* SOURCE MATERIAL
· · ·
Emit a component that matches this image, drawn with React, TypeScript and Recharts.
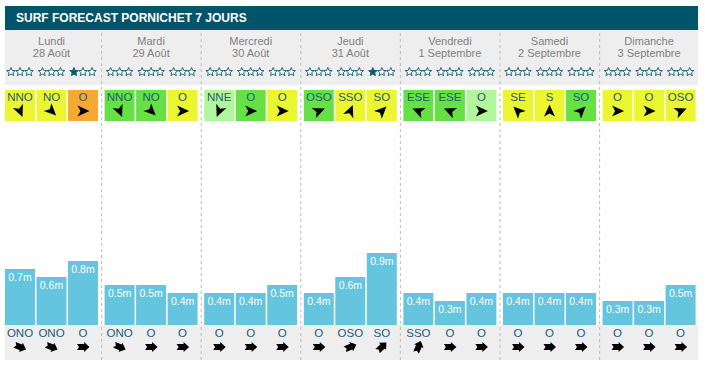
import { BarChart, Bar, XAxis, YAxis, ReferenceLine, LabelList } from 'recharts';

const days = ['Lundi', 'Mardi', 'Mercredi', 'Jeudi', 'Vendredi', 'Samedi', 'Dimanche'];
const dates = ['28 Août', '29 Août', '30 Août', '31 Août', '1 Septembre', '2 Septembre', '3 Septembre'];

// wave height in metres, three forecasts per day
const waveSlot1 = [0.7, 0.5, 0.4, 0.4, 0.4, 0.4, 0.3];
const waveSlot2 = [0.6, 0.5, 0.4, 0.6, 0.3, 0.4, 0.3];
const waveSlot3 = [0.8, 0.4, 0.5, 0.9, 0.4, 0.4, 0.5];

const windDirs = [
  ['NNO', 'NO', 'O'],
  ['NNO', 'NO', 'O'],
  ['NNE', 'O', 'O'],
  ['OSO', 'SSO', 'SO'],
  ['ESE', 'ESE', 'O'],
  ['SE', 'S', 'SO'],
  ['O', 'O', 'OSO'],
];

// y = yellow, g = green, l = light green, o = orange
const windQuality = [
  ['y', 'y', 'o'],
  ['g', 'g', 'y'],
  ['l', 'g', 'y'],
  ['g', 'y', 'y'],
  ['g', 'g', 'l'],
  ['y', 'y', 'g'],
  ['y', 'y', 'y'],
];

const starRatings = [
  [0, 0, 1],
  [0, 0, 0],
  [0, 0, 0],
  [0, 0, 1],
  [0, 0, 0],
  [0, 0, 0],
  [0, 0, 0],
];

const swellDirs = [
  ['ONO', 'ONO', 'O'],
  ['ONO', 'O', 'O'],
  ['O', 'O', 'O'],
  ['O', 'OSO', 'SO'],
  ['SSO', 'O', 'O'],
  ['O', 'O', 'O'],
  ['O', 'O', 'O'],
];

const bearings: Record<string, number> = {
  N: 0, NNE: 22.5, NE: 45, ENE: 67.5, E: 90, ESE: 112.5, SE: 135, SSE: 157.5,
  S: 180, SSO: 202.5, SO: 225, OSO: 247.5, O: 270, ONO: 292.5, NO: 315, NNO: 337.5,
};

const qualityColors: Record<string, string> = {
  y: '#ebf631',
  g: '#66e145',
  l: '#b1f59c',
  o: '#f6a833',
};

const data = days.map((day, i) => ({
  day,
  date: dates[i],
  s0: waveSlot1[i],
  s1: waveSlot2[i],
  s2: waveSlot3[i],
}));

const TEAL = '#0b5a70';
const BAR = '#65c4de';

const starPath = (cx: number, cy: number) => {
  const pts: string[] = [];
  for (let k = 0; k < 10; k++) {
    const r = k % 2 === 0 ? 4.5 : 2;
    const a = (Math.PI / 5) * k - Math.PI / 2;
    pts.push(`${(cx + r * Math.cos(a)).toFixed(2)},${(cy + r * Math.sin(a)).toFixed(2)}`);
  }
  return `M${pts.join('L')}Z`;
};

const getBox = (props: any) => {
  const vb = props.viewBox ?? props;
  const x = Number(props.x ?? vb.x);
  const y = Number(props.y ?? vb.y);
  const width = Number(props.width ?? vb.width);
  const i = typeof props.index === 'number' ? props.index : days.indexOf(props.value);
  return { x, y, width, i };
};

const valueLabel = (props: any) => {
  const { x, y, width } = getBox(props);
  return (
    <text x={x + width / 2} y={y + 12} textAnchor="middle" fill="#fff" fontSize={10.5}>
      {`${props.value}m`}
    </text>
  );
};

const slotExtras = (slot: number) => (props: any) => {
  const { x, width, i } = getBox(props);
  if (i < 0) return null;
  const cx = x + width / 2;
  const wind = windDirs[i][slot];
  const swell = swellDirs[i][slot];
  const filled = starRatings[i][slot];
  return (
    <g>
      {slot === 1 && (
        <g fill="#808080" fontSize={11} textAnchor="middle">
          <text x={cx} y={45}>{days[i]}</text>
          <text x={cx} y={57}>{dates[i]}</text>
        </g>
      )}
      {[-9, 0, 9].map((dx, k) => (
        <path
          key={k}
          d={starPath(cx + dx, 72)}
          fill={k < filled ? TEAL : '#fff'}
          stroke={TEAL}
          strokeWidth={0.9}
        />
      ))}
      <rect x={x} y={90} width={width} height={31} fill={qualityColors[windQuality[i][slot]]} />
      <text x={cx} y={100.5} textAnchor="middle" fontSize={11.5} fill="#1d5c73">{wind}</text>
      <path
        d="M6.5 0 L-5.5 -5.5 L-2.5 0 L-5.5 5.5 Z"
        fill="#000"
        transform={`translate(${cx} 111) rotate(${bearings[wind] + 90})`}
      />
      <text x={cx} y={337} textAnchor="middle" fontSize={11.5} fill="#1d5a7c">{swell}</text>
      <path
        d="M6.5 0 L1 -5 L1 -3 L-6 -3 L-4 0 L-6 3 L1 3 L1 5 Z"
        fill="#000"
        transform={`translate(${cx} 347) rotate(${bearings[swell] + 90})`}
      />
    </g>
  );
};

export default function App() {
  return (
    <div
      style={{
        position: 'absolute',
        left: 0,
        top: 0,
        width: 705,
        height: 367,
        background: '#fff',
        fontFamily: '"Liberation Sans", Arial, sans-serif',
      }}
    >
      <div
        style={{
          position: 'absolute',
          left: 5,
          top: 6,
          width: 693,
          height: 24,
          lineHeight: '24px',
          paddingLeft: 11,
          boxSizing: 'border-box',
          background: '#02546a',
          color: '#fff',
          fontWeight: 'bold',
          fontSize: 12,
        }}
      >
        SURF FORECAST PORNICHET 7 JOURS
      </div>
      <div style={{ position: 'absolute', left: 5, top: 30, width: 693, height: 55, background: '#eeeeee' }} />
      <div style={{ position: 'absolute', left: 5, top: 325, width: 693, height: 35, background: '#eeeeee' }} />
      <div style={{ position: 'absolute', left: 0, top: 0 }}>
        <BarChart
          width={705}
          height={367}
          data={data}
          barGap={1.5}
          margin={{ top: 30, right: 5.8, bottom: 7, left: 2 }}
        >
          <XAxis dataKey="day" hide />
          {/* 80px per metre, baseline 35px above the bottom of the plot */}
          <YAxis hide type="number" domain={[-35 / 80, 295 / 80]} />
          {days.slice(1).map((d) => (
            <ReferenceLine key={d} x={d} position="start" stroke="#bcbcbc" strokeDasharray="3 3" />
          ))}
          {['s0', 's1', 's2'].map((key, slot) => (
            <Bar key={key} dataKey={key} fill={BAR} barSize={30} isAnimationActive={false}>
              <LabelList dataKey={key} content={valueLabel} />
              <LabelList dataKey="day" content={slotExtras(slot)} />
            </Bar>
          ))}
        </BarChart>
      </div>
    </div>
  );
}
· · ·
Write out the listing word for word, omitting the pictures it holds.

* ANSWER TO THE EXERCISE
Emit a component that matches this image, drawn with React, TypeScript and Recharts.
import { BarChart, Bar, XAxis, YAxis, ReferenceLine, LabelList } from 'recharts';

const days = ['Lundi', 'Mardi', 'Mercredi', 'Jeudi', 'Vendredi', 'Samedi', 'Dimanche'];
const dates = ['28 Août', '29 Août', '30 Août', '31 Août', '1 Septembre', '2 Septembre', '3 Septembre'];

// wave height in metres, three forecasts per day
const waveSlot1 = [0.7, 0.5, 0.4, 0.4, 0.4, 0.4, 0.3];
const waveSlot2 = [0.6, 0.5, 0.4, 0.6, 0.3, 0.4, 0.3];
const waveSlot3 = [0.8, 0.4, 0.5, 0.9, 0.4, 0.4, 0.5];

const windDirs = [
  ['NNO', 'NO', 'O'],
  ['NNO', 'NO', 'O'],
  ['NNE', 'O', 'O'],
  ['OSO', 'SSO', 'SO'],
  ['ESE', 'ESE', 'O'],
  ['SE', 'S', 'SO'],
  ['O', 'O', 'OSO'],
];

// y = yellow, g = green, l = light green, o = orange
const windQuality = [
  ['y', 'y', 'o'],
  ['g', 'g', 'y'],
  ['l', 'g', 'y'],
  ['g', 'y', 'y'],
  ['g', 'g', 'l'],
  ['y', 'y', 'g'],
  ['y', 'y', 'y'],
];

const starRatings = [
  [0, 0, 1],
  [0, 0, 0],
  [0, 0, 0],
  [0, 0, 1],
  [0, 0, 0],
  [0, 0, 0],
  [0, 0, 0],
];

const swellDirs = [
  ['ONO', 'ONO', 'O'],
  ['ONO', 'O', 'O'],
  ['O', 'O', 'O'],
  ['O', 'OSO', 'SO'],
  ['SSO', 'O', 'O'],
  ['O', 'O', 'O'],
  ['O', 'O', 'O'],
];

const bearings: Record<string, number> = {
  N: 0, NNE: 22.5, NE: 45, ENE: 67.5, E: 90, ESE: 112.5, SE: 135, SSE: 157.5,
  S: 180, SSO: 202.5, SO: 225, OSO: 247.5, O: 270, ONO: 292.5, NO: 315, NNO: 337.5,
};

const qualityColors: Record<string, string> = {
  y: '#ebf631',
  g: '#66e145',
  l: '#b1f59c',
  o: '#f6a833',
};

const data = days.map((day, i) => ({
  day,
  date: dates[i],
  s0: waveSlot1[i],
  s1: waveSlot2[i],
  s2: waveSlot3[i],
}));

const TEAL = '#0b5a70';
const BAR = '#65c4de';

const starPath = (cx: number, cy: number) => {
  const pts: string[] = [];
  for (let k = 0; k < 10; k++) {
    const r = k % 2 === 0 ? 4.5 : 2;
    const a = (Math.PI / 5) * k - Math.PI / 2;
    pts.push(`${(cx + r * Math.cos(a)).toFixed(2)},${(cy + r * Math.sin(a)).toFixed(2)}`);
  }
  return `M${pts.join('L')}Z`;
};

const getBox = (props: any) => {
  const vb = props.viewBox ?? props;
  const x = Number(props.x ?? vb.x);
  const y = Number(props.y ?? vb.y);
  const width = Number(props.width ?? vb.width);
  const i = typeof props.index === 'number' ? props.index : days.indexOf(props.value);
  return { x, y, width, i };
};

const valueLabel = (props: any) => {
  const { x, y, width } = getBox(props);
  return (
    <text x={x + width / 2} y={y + 12} textAnchor="middle" fill="#fff" fontSize={10.5}>
      {`${props.value}m`}
    </text>
  );
};

const slotExtras = (slot: number) => (props: any) => {
  const { x, width, i } = getBox(props);
  if (i < 0) return null;
  const cx = x + width / 2;
  const wind = windDirs[i][slot];
  const swell = swellDirs[i][slot];
  const filled = starRatings[i][slot];
  return (
    <g>
      {slot === 1 && (
        <g fill="#808080" fontSize={11} textAnchor="middle">
          <text x={cx} y={45}>{days[i]}</text>
          <text x={cx} y={57}>{dates[i]}</text>
        </g>
      )}
      {[-9, 0, 9].map((dx, k) => (
        <path
          key={k}
          d={starPath(cx + dx, 72)}
          fill={k < filled ? TEAL : '#fff'}
          stroke={TEAL}
          strokeWidth={0.9}
        />
      ))}
      <rect x={x} y={90} width={width} height={31} fill={qualityColors[windQuality[i][slot]]} />
      <text x={cx} y={100.5} textAnchor="middle" fontSize={11.5} fill="#1d5c73">{wind}</text>
      <path
        d="M6.5 0 L-5.5 -5.5 L-2.5 0 L-5.5 5.5 Z"
        fill="#000"
        transform={`translate(${cx} 111) rotate(${bearings[wind] + 90})`}
      />
      <text x={cx} y={337} textAnchor="middle" fontSize={11.5} fill="#1d5a7c">{swell}</text>
      <path
        d="M6.5 0 L1 -5 L1 -3 L-6 -3 L-4 0 L-6 3 L1 3 L1 5 Z"
        fill="#000"
        transform={`translate(${cx} 347) rotate(${bearings[swell] + 90})`}
      />
    </g>
  );
};

export default function App() {
  return (
    <div
      style={{
        position: 'absolute',
        left: 0,
        top: 0,
        width: 705,
        height: 367,
        background: '#fff',
        fontFamily: '"Liberation Sans", Arial, sans-serif',
      }}
    >
      <div
        style={{
          position: 'absolute',
          left: 5,
          top: 6,
          width: 693,
          height: 24,
          lineHeight: '24px',
          paddingLeft: 11,
          boxSizing: 'border-box',
          background: '#02546a',
          color: '#fff',
          fontWeight: 'bold',
          fontSize: 12,
        }}
      >
        SURF FORECAST PORNICHET 7 JOURS
      </div>
      <div style={{ position: 'absolute', left: 5, top: 30, width: 693, height: 55, background: '#eeeeee' }} />
      <div style={{ position: 'absolute', left: 5, top: 325, width: 693, height: 35, background: '#eeeeee' }} />
      <div style={{ position: 'absolute', left: 0, top: 0 }}>
        <BarChart
          width={705}
          height={367}
          data={data}
          barGap={1.5}
          margin={{ top: 30, right: 5.8, bottom: 7, left: 2 }}
        >
          <XAxis dataKey="day" hide />
          {/* 80px per metre, baseline 35px above the bottom of the plot */}
          <YAxis hide type="number" domain={[-35 / 80, 295 / 80]} />
          {days.slice(1).map((d) => (
            <ReferenceLine key={d} x={d} position="start" stroke="#bcbcbc" strokeDasharray="3 3" />
          ))}
          {['s0', 's1', 's2'].map((key, slot) => (
            <Bar key={key} dataKey={key} fill={BAR} barSize={30} isAnimationActive={false}>
              <LabelList dataKey={key} content={valueLabel} />
              <LabelList dataKey="day" content={slotExtras(slot)} />
            </Bar>
          ))}
        </BarChart>
      </div>
    </div>
  );
}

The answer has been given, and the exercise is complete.